Start of PROVIDED DATA
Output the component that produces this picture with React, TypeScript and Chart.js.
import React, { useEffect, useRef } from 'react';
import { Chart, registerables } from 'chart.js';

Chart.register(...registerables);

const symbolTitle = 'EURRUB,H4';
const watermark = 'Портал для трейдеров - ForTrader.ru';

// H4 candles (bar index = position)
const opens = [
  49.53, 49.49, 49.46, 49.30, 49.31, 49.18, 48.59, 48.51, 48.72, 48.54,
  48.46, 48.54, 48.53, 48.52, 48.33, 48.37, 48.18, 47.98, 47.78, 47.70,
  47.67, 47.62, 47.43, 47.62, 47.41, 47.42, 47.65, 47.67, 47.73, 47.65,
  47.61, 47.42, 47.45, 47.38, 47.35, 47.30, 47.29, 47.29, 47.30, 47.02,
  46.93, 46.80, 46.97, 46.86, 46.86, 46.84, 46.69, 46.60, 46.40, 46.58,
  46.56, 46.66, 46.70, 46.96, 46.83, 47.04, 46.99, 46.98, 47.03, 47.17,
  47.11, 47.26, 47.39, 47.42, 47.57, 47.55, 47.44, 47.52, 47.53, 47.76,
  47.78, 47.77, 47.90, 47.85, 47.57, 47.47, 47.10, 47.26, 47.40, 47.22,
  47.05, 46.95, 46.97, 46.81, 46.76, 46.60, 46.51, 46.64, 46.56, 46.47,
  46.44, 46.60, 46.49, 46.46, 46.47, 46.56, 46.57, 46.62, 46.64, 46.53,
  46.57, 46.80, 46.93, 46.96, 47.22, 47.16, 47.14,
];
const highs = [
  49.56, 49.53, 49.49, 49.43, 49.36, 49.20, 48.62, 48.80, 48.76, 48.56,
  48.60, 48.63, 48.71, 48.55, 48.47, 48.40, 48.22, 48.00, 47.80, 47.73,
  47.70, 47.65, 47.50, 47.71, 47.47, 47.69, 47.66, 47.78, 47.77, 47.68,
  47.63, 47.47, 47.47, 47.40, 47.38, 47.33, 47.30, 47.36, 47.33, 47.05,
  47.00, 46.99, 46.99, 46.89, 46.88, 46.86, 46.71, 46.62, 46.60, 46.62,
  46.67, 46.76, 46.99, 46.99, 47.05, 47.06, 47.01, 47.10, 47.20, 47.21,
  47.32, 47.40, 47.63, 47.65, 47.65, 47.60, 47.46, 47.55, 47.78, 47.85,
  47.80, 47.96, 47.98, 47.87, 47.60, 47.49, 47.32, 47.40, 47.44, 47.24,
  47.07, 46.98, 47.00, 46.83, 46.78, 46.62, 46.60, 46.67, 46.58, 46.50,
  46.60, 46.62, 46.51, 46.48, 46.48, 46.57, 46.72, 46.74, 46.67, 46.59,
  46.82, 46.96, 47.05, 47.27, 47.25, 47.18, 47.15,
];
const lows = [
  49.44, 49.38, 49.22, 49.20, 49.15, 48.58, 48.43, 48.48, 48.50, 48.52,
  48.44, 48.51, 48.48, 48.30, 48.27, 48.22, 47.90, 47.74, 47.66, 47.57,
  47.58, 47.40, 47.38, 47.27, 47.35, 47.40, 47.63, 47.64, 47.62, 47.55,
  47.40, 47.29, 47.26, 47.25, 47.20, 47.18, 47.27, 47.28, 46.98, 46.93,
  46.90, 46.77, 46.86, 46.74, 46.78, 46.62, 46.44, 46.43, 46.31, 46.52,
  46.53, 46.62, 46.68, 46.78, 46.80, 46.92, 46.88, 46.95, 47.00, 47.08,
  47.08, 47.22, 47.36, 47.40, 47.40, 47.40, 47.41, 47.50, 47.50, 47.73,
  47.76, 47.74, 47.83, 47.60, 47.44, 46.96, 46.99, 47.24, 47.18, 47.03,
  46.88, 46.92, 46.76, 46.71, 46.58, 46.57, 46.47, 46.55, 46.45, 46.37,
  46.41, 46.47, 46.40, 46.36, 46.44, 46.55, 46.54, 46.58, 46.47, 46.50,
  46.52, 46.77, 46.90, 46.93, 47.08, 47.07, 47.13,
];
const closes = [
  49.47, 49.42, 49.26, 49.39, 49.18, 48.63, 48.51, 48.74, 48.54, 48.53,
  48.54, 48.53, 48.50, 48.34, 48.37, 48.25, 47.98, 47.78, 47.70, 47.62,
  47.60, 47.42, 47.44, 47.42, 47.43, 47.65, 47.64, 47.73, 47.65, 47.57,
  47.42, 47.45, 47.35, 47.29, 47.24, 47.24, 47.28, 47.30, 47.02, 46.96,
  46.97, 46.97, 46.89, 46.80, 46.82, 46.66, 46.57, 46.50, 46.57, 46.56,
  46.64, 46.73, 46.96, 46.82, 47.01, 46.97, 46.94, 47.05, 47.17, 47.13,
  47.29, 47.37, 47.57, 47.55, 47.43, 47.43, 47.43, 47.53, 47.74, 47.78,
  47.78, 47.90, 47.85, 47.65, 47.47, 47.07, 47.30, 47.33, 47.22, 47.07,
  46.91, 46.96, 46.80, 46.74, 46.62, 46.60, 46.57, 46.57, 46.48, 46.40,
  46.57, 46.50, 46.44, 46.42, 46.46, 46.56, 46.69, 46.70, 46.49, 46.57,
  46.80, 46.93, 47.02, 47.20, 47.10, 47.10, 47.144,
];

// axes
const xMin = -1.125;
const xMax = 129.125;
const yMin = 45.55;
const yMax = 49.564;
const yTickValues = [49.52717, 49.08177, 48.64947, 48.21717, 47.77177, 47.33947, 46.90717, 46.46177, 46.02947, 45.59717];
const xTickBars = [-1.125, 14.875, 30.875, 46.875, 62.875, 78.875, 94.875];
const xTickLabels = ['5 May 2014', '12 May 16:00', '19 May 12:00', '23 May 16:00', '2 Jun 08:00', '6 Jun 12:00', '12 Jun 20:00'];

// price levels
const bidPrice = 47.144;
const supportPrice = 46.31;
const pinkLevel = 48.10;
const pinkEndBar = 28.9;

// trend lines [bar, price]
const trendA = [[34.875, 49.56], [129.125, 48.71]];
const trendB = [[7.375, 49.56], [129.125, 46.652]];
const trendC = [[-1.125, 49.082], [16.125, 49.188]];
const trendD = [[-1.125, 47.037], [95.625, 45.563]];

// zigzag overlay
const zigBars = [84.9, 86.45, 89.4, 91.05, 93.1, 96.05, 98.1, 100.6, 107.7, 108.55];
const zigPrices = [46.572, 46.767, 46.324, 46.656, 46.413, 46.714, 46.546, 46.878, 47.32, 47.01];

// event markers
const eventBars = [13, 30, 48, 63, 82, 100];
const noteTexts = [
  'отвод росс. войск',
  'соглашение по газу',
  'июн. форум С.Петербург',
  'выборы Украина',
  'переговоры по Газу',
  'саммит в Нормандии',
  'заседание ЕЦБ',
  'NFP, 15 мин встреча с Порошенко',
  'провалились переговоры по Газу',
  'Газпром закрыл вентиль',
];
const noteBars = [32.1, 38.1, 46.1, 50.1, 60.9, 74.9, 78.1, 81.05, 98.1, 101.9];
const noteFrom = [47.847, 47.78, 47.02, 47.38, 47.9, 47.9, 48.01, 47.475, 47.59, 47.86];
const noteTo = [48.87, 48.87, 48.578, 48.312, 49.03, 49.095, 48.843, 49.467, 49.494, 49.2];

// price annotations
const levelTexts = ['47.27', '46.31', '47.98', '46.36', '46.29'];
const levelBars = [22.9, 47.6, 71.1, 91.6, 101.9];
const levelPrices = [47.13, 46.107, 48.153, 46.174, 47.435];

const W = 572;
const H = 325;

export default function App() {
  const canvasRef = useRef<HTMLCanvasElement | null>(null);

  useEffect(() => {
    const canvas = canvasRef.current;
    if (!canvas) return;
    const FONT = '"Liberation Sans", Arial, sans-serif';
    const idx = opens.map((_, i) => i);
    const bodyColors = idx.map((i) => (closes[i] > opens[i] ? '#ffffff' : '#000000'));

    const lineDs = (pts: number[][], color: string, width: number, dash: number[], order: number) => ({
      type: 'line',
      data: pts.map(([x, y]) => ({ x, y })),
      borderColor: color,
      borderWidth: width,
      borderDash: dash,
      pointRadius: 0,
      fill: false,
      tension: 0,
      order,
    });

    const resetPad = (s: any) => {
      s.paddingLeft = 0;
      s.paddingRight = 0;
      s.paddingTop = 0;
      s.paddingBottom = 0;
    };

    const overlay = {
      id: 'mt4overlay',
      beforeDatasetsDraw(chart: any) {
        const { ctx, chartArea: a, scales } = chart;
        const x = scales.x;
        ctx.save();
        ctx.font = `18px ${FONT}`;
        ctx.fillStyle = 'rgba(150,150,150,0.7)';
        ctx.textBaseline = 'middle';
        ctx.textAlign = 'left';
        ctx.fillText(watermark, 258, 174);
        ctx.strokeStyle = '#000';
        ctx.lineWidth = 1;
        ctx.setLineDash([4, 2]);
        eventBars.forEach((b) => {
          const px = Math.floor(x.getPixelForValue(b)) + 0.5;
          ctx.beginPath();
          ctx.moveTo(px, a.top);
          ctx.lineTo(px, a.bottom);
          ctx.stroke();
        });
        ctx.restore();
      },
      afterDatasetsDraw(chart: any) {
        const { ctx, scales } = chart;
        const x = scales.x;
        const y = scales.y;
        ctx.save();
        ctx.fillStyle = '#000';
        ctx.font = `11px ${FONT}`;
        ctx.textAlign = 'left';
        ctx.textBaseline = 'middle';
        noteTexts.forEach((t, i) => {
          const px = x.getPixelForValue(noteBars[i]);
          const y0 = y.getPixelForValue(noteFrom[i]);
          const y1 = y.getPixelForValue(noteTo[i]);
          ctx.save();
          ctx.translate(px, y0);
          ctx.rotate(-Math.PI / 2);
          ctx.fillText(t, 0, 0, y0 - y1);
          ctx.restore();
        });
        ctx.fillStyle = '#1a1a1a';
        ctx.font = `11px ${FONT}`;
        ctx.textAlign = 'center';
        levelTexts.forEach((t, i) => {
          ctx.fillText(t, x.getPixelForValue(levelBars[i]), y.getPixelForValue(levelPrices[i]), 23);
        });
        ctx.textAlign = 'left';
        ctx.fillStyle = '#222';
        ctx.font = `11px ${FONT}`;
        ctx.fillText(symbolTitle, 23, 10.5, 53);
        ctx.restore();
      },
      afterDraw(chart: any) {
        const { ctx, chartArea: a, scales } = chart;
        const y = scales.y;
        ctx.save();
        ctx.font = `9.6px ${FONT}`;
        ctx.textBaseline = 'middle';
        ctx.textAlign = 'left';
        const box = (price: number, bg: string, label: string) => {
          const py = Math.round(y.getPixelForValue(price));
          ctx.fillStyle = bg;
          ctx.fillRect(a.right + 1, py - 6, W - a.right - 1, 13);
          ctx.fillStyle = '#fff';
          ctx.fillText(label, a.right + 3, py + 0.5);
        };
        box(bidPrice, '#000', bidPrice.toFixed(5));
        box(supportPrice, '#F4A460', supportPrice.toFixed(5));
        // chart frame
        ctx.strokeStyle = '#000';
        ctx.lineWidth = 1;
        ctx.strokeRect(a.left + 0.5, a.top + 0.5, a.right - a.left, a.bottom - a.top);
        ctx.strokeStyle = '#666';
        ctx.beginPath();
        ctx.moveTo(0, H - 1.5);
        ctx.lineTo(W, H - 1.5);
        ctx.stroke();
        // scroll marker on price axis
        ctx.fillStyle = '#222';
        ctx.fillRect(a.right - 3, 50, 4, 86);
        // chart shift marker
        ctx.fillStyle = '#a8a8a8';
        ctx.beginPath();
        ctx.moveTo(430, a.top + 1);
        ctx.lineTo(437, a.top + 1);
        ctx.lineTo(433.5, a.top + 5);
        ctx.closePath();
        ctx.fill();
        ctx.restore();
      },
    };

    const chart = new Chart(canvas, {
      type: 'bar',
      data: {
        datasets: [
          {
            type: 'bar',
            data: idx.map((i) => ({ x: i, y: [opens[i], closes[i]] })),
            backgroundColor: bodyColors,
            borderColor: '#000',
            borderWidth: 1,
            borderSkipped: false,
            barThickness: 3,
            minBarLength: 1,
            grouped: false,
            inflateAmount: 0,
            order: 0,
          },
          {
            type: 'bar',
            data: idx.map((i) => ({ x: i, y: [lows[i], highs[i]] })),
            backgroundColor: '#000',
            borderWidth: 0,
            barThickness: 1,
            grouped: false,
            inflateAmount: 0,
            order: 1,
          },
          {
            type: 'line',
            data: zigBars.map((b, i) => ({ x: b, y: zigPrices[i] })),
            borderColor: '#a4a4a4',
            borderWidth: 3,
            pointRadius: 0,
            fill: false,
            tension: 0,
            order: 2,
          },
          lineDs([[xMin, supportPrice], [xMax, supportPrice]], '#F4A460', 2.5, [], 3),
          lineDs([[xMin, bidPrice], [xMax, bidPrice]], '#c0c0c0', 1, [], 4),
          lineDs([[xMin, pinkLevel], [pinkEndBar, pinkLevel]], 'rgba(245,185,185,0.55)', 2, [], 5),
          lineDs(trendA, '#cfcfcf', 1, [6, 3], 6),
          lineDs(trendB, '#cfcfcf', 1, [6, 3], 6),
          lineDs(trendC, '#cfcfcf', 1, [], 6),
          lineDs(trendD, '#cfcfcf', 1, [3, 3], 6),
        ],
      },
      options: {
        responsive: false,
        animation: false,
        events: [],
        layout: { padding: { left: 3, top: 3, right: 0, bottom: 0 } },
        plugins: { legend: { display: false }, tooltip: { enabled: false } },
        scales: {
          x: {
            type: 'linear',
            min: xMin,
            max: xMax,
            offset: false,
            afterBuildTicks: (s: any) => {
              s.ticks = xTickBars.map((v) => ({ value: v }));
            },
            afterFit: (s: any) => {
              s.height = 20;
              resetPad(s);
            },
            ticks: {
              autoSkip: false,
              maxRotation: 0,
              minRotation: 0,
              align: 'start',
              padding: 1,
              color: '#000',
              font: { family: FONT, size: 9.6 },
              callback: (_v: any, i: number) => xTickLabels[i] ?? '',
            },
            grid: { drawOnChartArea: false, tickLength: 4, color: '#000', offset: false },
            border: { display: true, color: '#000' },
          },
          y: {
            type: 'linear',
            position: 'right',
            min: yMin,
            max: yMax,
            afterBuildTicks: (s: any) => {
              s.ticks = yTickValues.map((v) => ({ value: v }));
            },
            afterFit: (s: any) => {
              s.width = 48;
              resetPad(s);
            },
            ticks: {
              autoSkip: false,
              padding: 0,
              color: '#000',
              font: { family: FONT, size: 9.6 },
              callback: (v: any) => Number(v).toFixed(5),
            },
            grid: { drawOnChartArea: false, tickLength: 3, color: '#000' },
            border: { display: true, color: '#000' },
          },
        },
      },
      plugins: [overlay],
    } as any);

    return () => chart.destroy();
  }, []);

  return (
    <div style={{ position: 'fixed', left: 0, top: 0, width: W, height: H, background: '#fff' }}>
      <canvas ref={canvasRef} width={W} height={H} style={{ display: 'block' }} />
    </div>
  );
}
End of PROVIDED DATA
Start of PROVIDED DATA
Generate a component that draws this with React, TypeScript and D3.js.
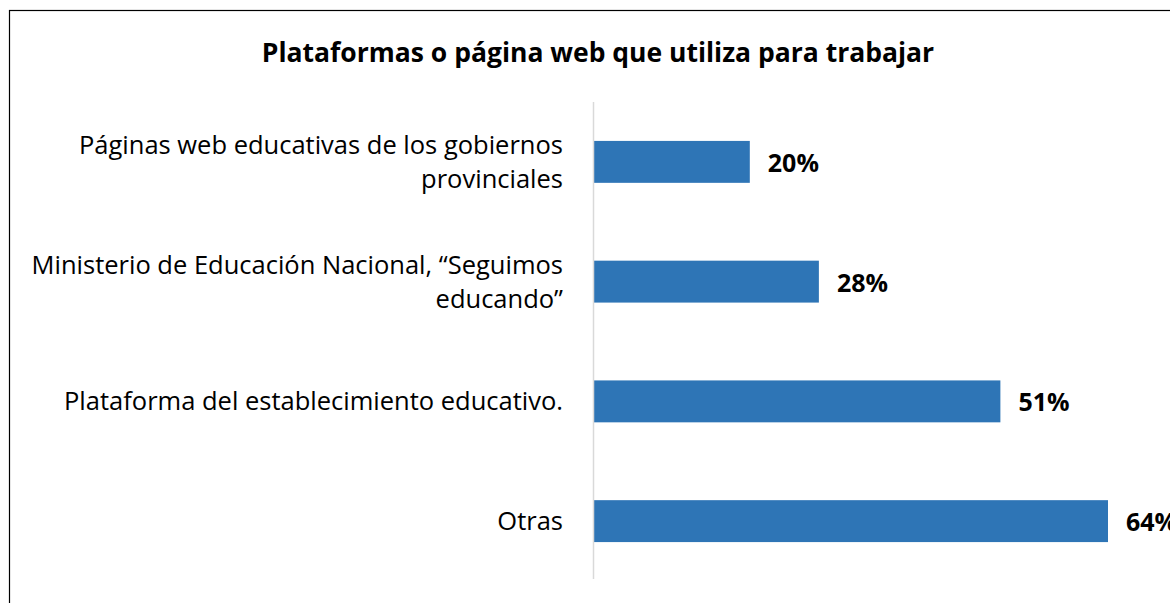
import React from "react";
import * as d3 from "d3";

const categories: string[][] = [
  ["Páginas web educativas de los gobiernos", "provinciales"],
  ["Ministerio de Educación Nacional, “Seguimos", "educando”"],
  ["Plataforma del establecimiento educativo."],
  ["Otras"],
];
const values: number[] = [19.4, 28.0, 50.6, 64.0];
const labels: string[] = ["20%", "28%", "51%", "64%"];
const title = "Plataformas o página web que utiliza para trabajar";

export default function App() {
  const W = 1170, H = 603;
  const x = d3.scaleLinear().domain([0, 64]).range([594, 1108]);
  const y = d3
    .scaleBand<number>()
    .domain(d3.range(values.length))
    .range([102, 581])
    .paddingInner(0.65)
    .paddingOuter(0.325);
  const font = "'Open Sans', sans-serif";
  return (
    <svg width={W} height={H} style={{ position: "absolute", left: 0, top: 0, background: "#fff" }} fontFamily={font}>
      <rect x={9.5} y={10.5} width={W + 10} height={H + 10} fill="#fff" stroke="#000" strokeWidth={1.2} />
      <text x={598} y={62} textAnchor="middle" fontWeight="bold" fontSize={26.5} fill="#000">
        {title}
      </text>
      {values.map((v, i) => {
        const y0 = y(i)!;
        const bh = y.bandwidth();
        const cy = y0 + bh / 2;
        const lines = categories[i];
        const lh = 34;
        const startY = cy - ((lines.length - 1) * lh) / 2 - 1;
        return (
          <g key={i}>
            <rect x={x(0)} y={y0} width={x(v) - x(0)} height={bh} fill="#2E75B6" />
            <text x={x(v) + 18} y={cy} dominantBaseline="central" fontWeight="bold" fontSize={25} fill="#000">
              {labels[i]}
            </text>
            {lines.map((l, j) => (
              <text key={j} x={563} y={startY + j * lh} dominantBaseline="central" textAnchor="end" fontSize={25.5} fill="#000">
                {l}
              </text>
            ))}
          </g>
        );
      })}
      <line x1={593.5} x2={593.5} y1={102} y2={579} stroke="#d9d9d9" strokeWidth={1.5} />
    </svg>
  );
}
End of PROVIDED DATA
:: PROBLEM TO SOLVE ::
Leaving out all pictures, set down exactly the lines of the material above, from the line with "Generate a component" to the line with "o página web" inclusive, and no others.

:: OUTPUT BELOW ::
Generate a component that draws this with React, TypeScript and D3.js.
import React from "react";
import * as d3 from "d3";

const categories: string[][] = [
  ["Páginas web educativas de los gobiernos", "provinciales"],
  ["Ministerio de Educación Nacional, “Seguimos", "educando”"],
  ["Plataforma del establecimiento educativo."],
  ["Otras"],
];
const values: number[] = [19.4, 28.0, 50.6, 64.0];
const labels: string[] = ["20%", "28%", "51%", "64%"];
const title = "Plataformas o página web que utiliza para trabajar";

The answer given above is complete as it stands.